Popeye’s Red Beans and Rice came in direct response to many people’s requests. You can enjoy Cajun food when you are not in New Orleans. Please use a good-quality rice with this. We did not like the results with Minute Rice, but Success Rice boil-in-the-bag did come out well. You will be able to make Popeye’s Red Beans and Rice at home with this recipe.
Popeye’s Red Beans and Rice
Please note this recipe does feature the use of ham hocks for the smoke flavoring. I feel this is superior to liquid smoke that you find in grocery stores.

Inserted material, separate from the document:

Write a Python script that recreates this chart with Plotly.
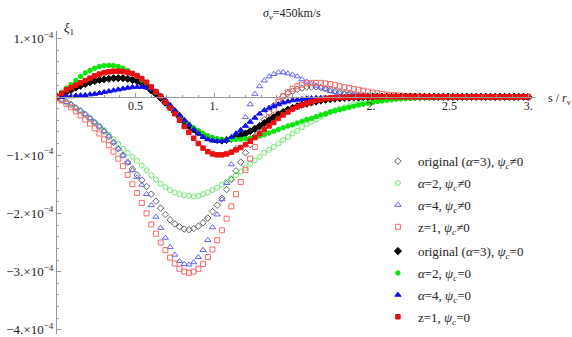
import plotly.graph_objects as go

# s / r_v sample positions
S = [0.00, 0.03, 0.06, 0.09, 0.12, 0.15, 0.18, 0.21, 0.24, 0.27,
     0.30, 0.33, 0.36, 0.39, 0.42, 0.45, 0.48, 0.51, 0.54, 0.57,
     0.60, 0.63, 0.66, 0.69, 0.72, 0.75, 0.78, 0.81, 0.84, 0.87,
     0.90, 0.93, 0.96, 0.99, 1.02, 1.05, 1.08, 1.11, 1.14, 1.17,
     1.20, 1.23, 1.26, 1.29, 1.32, 1.35, 1.38, 1.41, 1.44, 1.47,
     1.50, 1.53, 1.56, 1.59, 1.62, 1.65, 1.68, 1.71, 1.74, 1.77,
     1.80, 1.83, 1.86, 1.89, 1.92, 1.95, 1.98, 2.01, 2.04, 2.07,
     2.10, 2.13, 2.16, 2.19, 2.22, 2.25, 2.28, 2.31, 2.34, 2.37,
     2.40, 2.43, 2.46, 2.49, 2.52, 2.55, 2.58, 2.61, 2.64, 2.67,
     2.70, 2.73, 2.76, 2.79, 2.82, 2.85, 2.88, 2.91, 2.94, 2.97,
     3.00]

# xi_1 in units of 1e-5
orig_psi = [0, -0.5, -0.9, -1.3, -1.9, -2.4, -3.0, -3.7, -4.4, -5.1,
            -5.9, -6.8, -7.8, -8.9, -10.0, -11.2, -12.4, -13.4, -14.3, -15.4,
            -16.7, -17.9, -19.1, -20.2, -21.1, -21.8, -22.3, -22.7, -22.8, -22.6,
            -22.2, -21.6, -20.8, -19.7, -18.6, -17.4, -15.9, -14.2, -12.7, -11.2,
            -9.6, -8.2, -6.8, -5.3, -3.9, -2.7, -1.5, -0.6, 0.1, 0.6,
            1.0, 1.3, 1.5, 1.7, 1.7, 1.7, 1.6, 1.4, 1.2, 1.0,
            0.8, 0.6, 0.5, 0.4, 0.3, 0.2, 0.15, 0.1, 0.1, 0.05,
            0.05, 0, 0, 0, 0, 0, 0, 0, 0, 0,
            0, 0, 0, 0, 0, 0, 0, 0, 0, 0,
            0, 0, 0, 0, 0, 0, 0, 0, 0, 0,
            0]
a2_psi = [0, -0.5, -0.9, -1.3, -1.9, -2.4, -3.0, -3.6, -4.3, -5.0,
          -5.7, -6.5, -7.3, -8.1, -8.9, -9.6, -10.3, -11.0, -11.8, -12.6,
          -13.5, -14.2, -14.9, -15.5, -16.0, -16.4, -16.7, -16.9, -17.0, -17.1,
          -17.0, -16.7, -16.4, -16.0, -15.6, -15.1, -14.6, -14.0, -13.4, -12.8,
          -12.2, -11.5, -10.9, -10.3, -9.6, -9.1, -8.6, -8.0, -7.4, -6.9,
          -6.3, -5.8, -5.2, -4.7, -4.3, -3.9, -3.4, -3.0, -2.6, -2.3,
          -2.0, -1.8, -1.6, -1.3, -1.1, -0.9, -0.7, -0.6, -0.5, -0.4,
          -0.3, -0.25, -0.2, -0.15, -0.1, -0.1, -0.05, -0.05, 0, 0,
          0, 0, 0, 0, 0, 0, 0, 0, 0, 0,
          0, 0, 0, 0, 0, 0, 0, 0, 0, 0,
          0]
a4_psi = [0, -0.5, -0.9, -1.3, -1.9, -2.4, -3.0, -3.7, -4.4, -5.1,
          -5.9, -6.8, -7.8, -8.9, -10.1, -11.3, -12.6, -13.8, -15.1, -16.7,
          -18.6, -20.6, -22.5, -24.2, -25.8, -27.1, -28.2, -28.7, -28.8, -28.4,
          -27.5, -26.3, -24.6, -22.4, -20.2, -17.6, -14.8, -11.6, -8.8, -6.0,
          -3.5, -1.3, 0.5, 1.8, 2.8, 3.5, 3.9, 4.2, 4.2, 4.0,
          3.8, 3.5, 3.0, 2.6, 2.2, 1.9, 1.6, 1.3, 1.0, 0.8,
          0.6, 0.5, 0.4, 0.3, 0.2, 0.15, 0.1, 0.1, 0.05, 0.05,
          0, 0, 0, 0, 0, 0, 0, 0, 0, 0,
          0, 0, 0, 0, 0, 0, 0, 0, 0, 0,
          0, 0, 0, 0, 0, 0, 0, 0, 0, 0,
          0]
z1_psi = [0, -0.6, -1.2, -1.8, -2.5, -3.2, -3.9, -4.6, -5.4, -6.3,
          -7.3, -8.3, -9.4, -10.6, -11.9, -13.4, -15.0, -16.5, -18.2, -20.0,
          -21.9, -23.5, -25.0, -26.3, -27.6, -28.6, -29.5, -30.0, -30.2, -30.0,
          -29.5, -28.7, -27.5, -26.2, -24.6, -22.9, -20.9, -18.8, -16.7, -14.6,
          -12.6, -10.6, -8.6, -6.6, -4.9, -3.5, -2.2, -0.9, 0.1, 0.8,
          1.4, 1.8, 2.1, 2.3, 2.4, 2.4, 2.4, 2.3, 2.2, 2.0,
          1.8, 1.65, 1.5, 1.35, 1.2, 1.05, 0.9, 0.75, 0.6, 0.5,
          0.4, 0.3, 0.25, 0.2, 0.15, 0.1, 0.1, 0.05, 0.05, 0,
          0, 0, 0, 0, 0, 0, 0, 0, 0, 0,
          0, 0, 0, 0, 0, 0, 0, 0, 0, 0,
          0]
orig_nopsi = [0, 0.3, 0.8, 1.2, 1.6, 1.9, 2.2, 2.5, 2.7, 2.9,
              3.0, 3.1, 3.2, 3.2, 3.2, 3.1, 2.9, 2.7, 2.3, 1.8,
              1.1, 0.5, -0.2, -1.0, -1.8, -2.6, -3.4, -4.2, -5.0, -5.6,
              -6.1, -6.5, -6.9, -7.2, -7.4, -7.5, -7.4, -7.2, -6.9, -6.6,
              -6.3, -5.9, -5.5, -5.0, -4.5, -4.0, -3.5, -3.0, -2.6, -2.2,
              -1.9, -1.6, -1.35, -1.15, -0.95, -0.8, -0.65, -0.5, -0.4, -0.3,
              -0.25, -0.2, -0.15, -0.1, -0.1, -0.05, -0.05, 0, 0, 0,
              0, 0, 0, 0, 0, 0, 0, 0, 0, 0,
              0, 0, 0, 0, 0, 0, 0, 0, 0, 0,
              0, 0, 0, 0, 0, 0, 0, 0, 0, 0,
              0]
a2_nopsi = [0, 0.8, 1.5, 2.1, 2.8, 3.5, 4.1, 4.5, 4.9, 5.2,
            5.35, 5.4, 5.35, 5.2, 4.9, 4.5, 4.0, 3.5, 2.9, 2.3,
            1.5, 0.8, 0.0, -0.8, -1.6, -2.4, -3.2, -4.0, -4.7, -5.3,
            -5.8, -6.3, -6.7, -7.0, -7.2, -7.3, -7.35, -7.35, -7.3, -7.3,
            -7.2, -7.1, -6.9, -6.7, -6.5, -6.2, -5.9, -5.6, -5.3, -5.0,
            -4.8, -4.5, -4.2, -3.9, -3.7, -3.4, -3.1, -2.9, -2.6, -2.4,
            -2.2, -2.0, -1.8, -1.6, -1.4, -1.25, -1.1, -0.95, -0.8, -0.7,
            -0.6, -0.5, -0.4, -0.35, -0.3, -0.25, -0.2, -0.15, -0.1, -0.1,
            -0.05, -0.05, -0.05, 0, 0, 0, 0, 0, 0, 0,
            0, 0, 0, 0, 0, 0, 0, 0, 0, 0,
            0]
a4_nopsi = [0, 0, 0.1, 0.1, 0.2, 0.25, 0.3, 0.4, 0.5, 0.65,
            0.8, 0.95, 1.1, 1.25, 1.4, 1.55, 1.65, 1.7, 1.7, 1.6,
            1.4, 0.9, 0.2, -0.6, -1.4, -2.3, -3.1, -4.0, -4.8, -5.6,
            -6.3, -6.9, -7.3, -7.5, -7.6, -7.6, -7.4, -6.9, -6.3, -5.7,
            -5.0, -4.3, -3.6, -2.9, -2.3, -1.9, -1.6, -1.3, -1.0, -0.8,
            -0.6, -0.5, -0.4, -0.3, -0.25, -0.2, -0.2, -0.15, -0.15, -0.1,
            -0.1, -0.1, -0.1, -0.05, -0.05, -0.05, 0, 0, 0, 0,
            0, 0, 0, 0, 0, 0, 0, 0, 0, 0,
            0, 0, 0, 0, 0, 0, 0, 0, 0, 0,
            0, 0, 0, 0, 0, 0, 0, 0, 0, 0,
            0]
z1_nopsi = [0, 0.6, 1.2, 1.6, 2.0, 2.4, 2.8, 3.2, 3.6, 3.9,
            4.15, 4.3, 4.4, 4.4, 4.35, 4.2, 4.0, 3.6, 3.1, 2.5,
            1.7, 0.9, 0.1, -0.9, -1.9, -2.9, -4.0, -5.1, -6.1, -7.1,
            -8.0, -8.8, -9.4, -9.8, -9.95, -9.95, -9.8, -9.5, -9.1, -8.7,
            -8.2, -7.6, -7.0, -6.3, -5.6, -5.0, -4.4, -3.7, -3.1, -2.6,
            -2.1, -1.7, -1.4, -1.1, -0.85, -0.6, -0.45, -0.3, -0.2, -0.15,
            -0.1, -0.1, -0.05, -0.05, 0, 0, 0, 0, 0, 0,
            0, 0, 0, 0, 0, 0, 0, 0, 0, 0,
            0, 0, 0, 0, 0, 0, 0, 0, 0, 0,
            0, 0, 0, 0, 0, 0, 0, 0, 0, 0,
            0]

x_tickvals = [0.5, 1.0, 1.5, 2.0, 2.5, 3.0]
x_ticktext = ['0.5', '1.', '', '2.', '2.5', '3.']
y_tickvals = [1e-4, -1e-4, -2e-4, -3e-4, -4e-4]
y_ticktext = ['1.×10<sup>−4</sup>', '−1.×10<sup>−4</sup>', '−2.×10<sup>−4</sup>',
              '−3.×10<sup>−4</sup>', '−4.×10<sup>−4</sup>']

series = [
    (orig_psi, 'original (<i>α</i>=3), <i>ψ</i><sub><i>c</i></sub>≠0', 'diamond-open', 'rgb(95,95,95)', 5, 'legend'),
    (a2_psi, '<i>α</i>=2, <i>ψ</i><sub><i>c</i></sub>≠0', 'circle-open', 'rgb(110,230,110)', 5, 'legend'),
    (a4_psi, '<i>α</i>=4, <i>ψ</i><sub><i>c</i></sub>≠0', 'triangle-up-open', 'rgb(100,100,245)', 5.5, 'legend'),
    (z1_psi, 'z=1, <i>ψ</i><sub><i>c</i></sub>≠0', 'square-open', 'rgb(245,105,105)', 5, 'legend'),
    (orig_nopsi, 'original (<i>α</i>=3), <i>ψ</i><sub><i>c</i></sub>=0', 'diamond', 'black', 5.5, 'legend2'),
    (a2_nopsi, '<i>α</i>=2, <i>ψ</i><sub><i>c</i></sub>=0', 'circle', 'rgb(10,230,10)', 4.5, 'legend2'),
    (a4_nopsi, '<i>α</i>=4, <i>ψ</i><sub><i>c</i></sub>=0', 'triangle-up', 'rgb(15,15,235)', 5.5, 'legend2'),
    (z1_nopsi, 'z=1, <i>ψ</i><sub><i>c</i></sub>=0', 'square', 'rgb(235,15,15)', 4.5, 'legend2'),
]

fig = go.Figure()
for k, (vals, name, sym, col, sz, leg) in enumerate(series):
    fig.add_trace(go.Scatter(x=S, y=[v * 1e-5 for v in vals], mode='markers', name=name,
                             legendgroup='g%d' % k, legend=leg,
                             marker=dict(symbol=sym, color=col, size=sz,
                                         line=dict(color=col, width=1))))

axis_col = '#9a9a9a'
legend_style = dict(x=0.67, xanchor='left', yanchor='top', bgcolor='rgba(0,0,0,0)',
                    itemwidth=30, tracegroupgap=2, font=dict(size=13))
fig.update_layout(width=572, height=337,
                  margin=dict(l=57, r=36, t=31, b=3),
                  plot_bgcolor='white', paper_bgcolor='white',
                  font=dict(family='Liberation Serif', size=12, color='#222'),
                  legend=dict(y=0.62, **legend_style),
                  legend2=dict(y=0.323, **legend_style))
fig.update_xaxes(range=[0, 3.05], anchor='free', position=0.7828, automargin=False,
                 showline=True, linecolor=axis_col, linewidth=1,
                 showgrid=False, zeroline=False,
                 tickmode='array', tickvals=x_tickvals, ticktext=x_ticktext,
                 ticks='inside', ticklen=4, tickcolor=axis_col, ticklabelstandoff=-2,
                 minor=dict(tickmode='linear', tick0=0, dtick=0.1, ticks='inside',
                            ticklen=2, tickcolor=axis_col))
fig.update_yaxes(range=[-4.07e-4, 1.13e-4], automargin=False,
                 showline=True, linecolor=axis_col, linewidth=1,
                 showgrid=False, zeroline=False, ticklabeloverflow='allow',
                 tickmode='array', tickvals=y_tickvals, ticktext=y_ticktext,
                 tickfont=dict(size=13),
                 ticks='inside', ticklen=4, tickcolor=axis_col,
                 minor=dict(tickmode='linear', tick0=0, dtick=2e-5, ticks='inside',
                            ticklen=2, tickcolor=axis_col))

fig.add_annotation(text='<i>σ</i><sub><i>v</i></sub>=450km/s', xref='paper', yref='paper',
                   x=0.49, y=1.088, showarrow=False, font=dict(size=12))
fig.add_annotation(text='<i>ξ</i><sub>1</sub>', xref='paper', yref='paper',
                   x=0.011, y=1.043, showarrow=False, font=dict(size=13))
fig.add_annotation(text='s / <i>r</i><sub><i>v</i></sub>', xref='paper', yref='paper',
                   x=1.02, y=0.81, xanchor='left', showarrow=False, font=dict(size=12))

# the page's default body margin would shift the 572x337 figure
fig.write_html("out.html", config={'displayModeBar': False},
               post_script="document.body.style.margin='0';")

The recipe from Popeyes is meat free. This is my copycat version of this recipe, and I think the best home cook results are made with the ham hocks. This does vary from the restaurant preparation.
Popeyes Red Beans and Rice
Popeye’s Red Beans and Rice is a hearty dish that will remind you of many dishes that are served in New Orleans. Here we use canned beans to help save you cooking time.
- 3 (14- to 16-ounce) cans red beans
- 1 smoked ham hock (1/2 to 3/4 pound)
- 1 1/4 cups water
- 1/2 teaspoon onion powder
- 1/2 teaspoon garlic salt
- 1/4 teaspoon red pepper flakes
- 1/2 teaspoon salt
- 5 tablespoons lard
- 1/4 teaspoon freshly ground pepper
- Cooked long-grain rice, for serving
Pour 2 of the cans of beans into a 2-quart saucepan and add the ham hock and water. Simmer on medium heat for an hour, until the meat starts to loosen from the bone.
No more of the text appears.